Hooray, I started on the actual material version.  Several weeks later I had the shirt almost finished with the sleeves in, and tried it on.  THE SLEEVES PULLED!! at the front underarm so one sleeve came out again and sewn back in a couple of times (I forget how many) with various versions of distributing the fullness.  Eventually having the fullness evenly distributed seemed to be ok.  On to sleeve 2; several attempts to stitch it back in neatly it was in.  Tried in on the second sleeve PULLED!!.  At this point I really wanted to give up.  The tutor took pity and re-stitched it in and it was OK!!!. That was at the end of October – which is month 5!!!.  I then had a week off for the house decorators.  On return the collar got put on under advice as I couldn’t make sense of the instructions (again).  This week should have been the buttonholes but I’d run out of the correct colour thread and it hadn’t arrived!.  Yesterday I did the buttonholes and today sewed on the button (using the machine which I’ve never done before ) so

IT IS NOW FINISHED – 6 months of paid weekly classes later.

And yes, I am ready to start the next project next week (foolish of me).

Patchwork Woolen Blanket

This was another of the Unstarted Objects that I came across whilst recently tidying up.  Many years ago I bought quite a lot of off-cut woolen strips and made some into 2 large patchwork cushion covers.  I had intended to use the rest for a blanket.  Rather than just put them away again I decided to sew them up – this only took me 2 days elapsed.  There was no real design involved for the centre– I sewed the similar sized strips together then pieced the remainder around the outside.  Then I realised it needed binding.  In amongst the fabric collection was a pair of woolen trousers that turned out a failure as the size was all wrong.  Once dismantled there was more than enough to bind the blanket.  A finished object!!

Peacock Feathers Fused Glass

I am pleased with how my first fused glass creation turned out – thanks to Vitreus Art of course.  I wasn’t motivated to try fusing until I saw a painting in Vitreus Art of a peacock, and ‘bing’ there was my inspiration – peacock feathers.  Not being a natural artist regarding drawing I was unsure how I would be able to replicate my pencil designs (with a lot of rubbing out!) into the fusing techniques.  The day was really relaxing and fortunately my hands didn’t shake too much whist drawing the lines.

Sampler Quilt – My First Quilt

I have just needed to repair one of the corner appliqued hearts on this quilt and realised I never shared it.

I am proud of this quilt – back in 2010 it was the first quilt I sewed on my own, without constant advice and instruction.  The pattern was a ‘block a month’ from Threads and Patches with a choice of colourways, so the elapsed time to make it was over a year.  Following some of block instructions was challenging and I called upon my sewing guru for assistance several times.  The layout was pre-set; if I made this again I would put the blocks together differently.  The binding and backing fabric was my choice.

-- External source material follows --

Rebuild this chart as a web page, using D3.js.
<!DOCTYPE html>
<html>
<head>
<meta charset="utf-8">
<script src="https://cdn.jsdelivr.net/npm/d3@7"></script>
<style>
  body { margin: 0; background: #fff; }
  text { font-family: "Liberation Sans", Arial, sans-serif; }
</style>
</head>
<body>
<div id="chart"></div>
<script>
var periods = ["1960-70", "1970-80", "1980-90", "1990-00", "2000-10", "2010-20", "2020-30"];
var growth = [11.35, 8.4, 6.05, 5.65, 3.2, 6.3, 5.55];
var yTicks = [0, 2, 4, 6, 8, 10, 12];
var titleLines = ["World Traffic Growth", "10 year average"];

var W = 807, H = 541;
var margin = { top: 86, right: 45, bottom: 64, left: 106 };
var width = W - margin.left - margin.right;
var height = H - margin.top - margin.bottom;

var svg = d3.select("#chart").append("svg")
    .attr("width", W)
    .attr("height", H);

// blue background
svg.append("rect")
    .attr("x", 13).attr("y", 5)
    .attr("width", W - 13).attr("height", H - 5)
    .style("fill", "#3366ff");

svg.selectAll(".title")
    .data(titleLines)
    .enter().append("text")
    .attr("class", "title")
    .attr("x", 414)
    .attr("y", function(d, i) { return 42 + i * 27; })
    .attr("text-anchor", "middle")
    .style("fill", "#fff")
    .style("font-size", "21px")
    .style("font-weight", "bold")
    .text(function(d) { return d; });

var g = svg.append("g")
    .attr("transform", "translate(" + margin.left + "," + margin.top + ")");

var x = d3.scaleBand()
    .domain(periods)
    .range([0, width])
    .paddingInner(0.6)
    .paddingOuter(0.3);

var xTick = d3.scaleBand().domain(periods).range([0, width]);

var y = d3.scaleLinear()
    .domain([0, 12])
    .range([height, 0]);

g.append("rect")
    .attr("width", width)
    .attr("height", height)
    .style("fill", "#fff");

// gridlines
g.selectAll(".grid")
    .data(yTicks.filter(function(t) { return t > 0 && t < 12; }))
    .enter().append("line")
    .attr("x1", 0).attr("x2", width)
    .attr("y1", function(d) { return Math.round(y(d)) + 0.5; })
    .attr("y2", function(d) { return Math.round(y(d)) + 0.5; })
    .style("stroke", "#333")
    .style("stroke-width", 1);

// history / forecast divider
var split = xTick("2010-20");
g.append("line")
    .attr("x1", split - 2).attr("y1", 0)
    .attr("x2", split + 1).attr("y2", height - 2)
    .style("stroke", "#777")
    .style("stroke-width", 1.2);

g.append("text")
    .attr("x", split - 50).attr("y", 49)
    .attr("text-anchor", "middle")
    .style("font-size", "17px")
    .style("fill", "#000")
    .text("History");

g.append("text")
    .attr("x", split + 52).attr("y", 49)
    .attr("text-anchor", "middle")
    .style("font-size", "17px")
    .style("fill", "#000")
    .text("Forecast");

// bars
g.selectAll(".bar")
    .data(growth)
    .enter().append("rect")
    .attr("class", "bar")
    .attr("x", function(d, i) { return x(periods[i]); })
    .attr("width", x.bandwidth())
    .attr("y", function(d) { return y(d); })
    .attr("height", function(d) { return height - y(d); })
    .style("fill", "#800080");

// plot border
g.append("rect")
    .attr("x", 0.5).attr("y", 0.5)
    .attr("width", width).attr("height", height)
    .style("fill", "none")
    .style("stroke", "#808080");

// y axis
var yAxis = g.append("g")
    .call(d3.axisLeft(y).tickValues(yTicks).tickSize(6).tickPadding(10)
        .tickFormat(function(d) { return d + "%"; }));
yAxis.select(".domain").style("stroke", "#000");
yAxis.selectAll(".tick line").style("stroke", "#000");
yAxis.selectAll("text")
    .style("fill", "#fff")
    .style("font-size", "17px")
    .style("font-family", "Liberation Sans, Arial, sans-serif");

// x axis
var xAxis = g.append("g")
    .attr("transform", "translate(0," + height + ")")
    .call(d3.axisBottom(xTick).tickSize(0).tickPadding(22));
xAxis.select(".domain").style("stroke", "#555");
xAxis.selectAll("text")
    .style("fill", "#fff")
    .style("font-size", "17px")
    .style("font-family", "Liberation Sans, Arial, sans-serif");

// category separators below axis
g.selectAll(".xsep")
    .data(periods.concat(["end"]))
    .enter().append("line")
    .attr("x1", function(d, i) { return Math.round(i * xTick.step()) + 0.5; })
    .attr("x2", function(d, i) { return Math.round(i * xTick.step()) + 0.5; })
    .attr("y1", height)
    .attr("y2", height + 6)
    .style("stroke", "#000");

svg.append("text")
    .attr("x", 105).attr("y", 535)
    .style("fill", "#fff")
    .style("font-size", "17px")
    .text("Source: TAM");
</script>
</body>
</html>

Strangely not long after my friend had received it (a year after I said I would make her a quilt of course!), one of the American tv programmes showed a scene with a similar quilt!.

 

Appliqued Paper Pieced Hexagon quilt

This project was another ‘memory quilt’ for a friend, whose mother had already made a number of paper pieced hexagon flowers.  She had clearly planned to make more as there were more hexagons already cut out.  I thought it a shame if this didn’t get completed, but after discussion with a sewing friend we thought it would be best finished in a different way.  No least because to make a whole quilt out of just hexagon would take me a LONG time!.   The plan was for

  • a square quilt – approximate end size 44” X 44”
  • The four already constructed ‘flowers’ in a square separated by cream backing (see below) .  These each have 7 rosettes each
  • The additional rosettes made from the loose hexagons around the outside of the central ‘flowers’ separated by cream
  • The ‘flowers’ and rosettes will be appliqued onto cream calico. as white proved to be too stark against the bright colours.
  • Backing – the same cream calico.
  • After arranging the flowers and rosettes, there was one hexagon over which was added to the label.

Quilted in cream thread, around each hexagon with some additional hexagon outlines in-between some. The centre hexagon of most rosettes was quilted inside in the same thread colour as the hexagon.

I used self binding, and had to look up how to do the mitred corners. Machine stitched down in cream thread.

Time taken: 65 hours

Elapsed time was 6 months from April to August.

Making up the additional rosettes took me 25 and a half hours.

Layout:  1 hour 30 minutes

Applique:  12 hours 50 minutes

Quilting:  18 hours 15 minutes

Binding: 2 hours 50 minutes

Label: 4 hours

3 Robins ready to fly

More knitted birdies from Sue Stratford https://www.suestratford.co.uk/ . A friend asked for one but I didn’t have any brown wool.  A sewing friend passed on hers which were in different weights – hence the different sizes!.  I am trying to use up not buy more!. I ran out of the safety eyes so baby has just french knots. One robin has flown.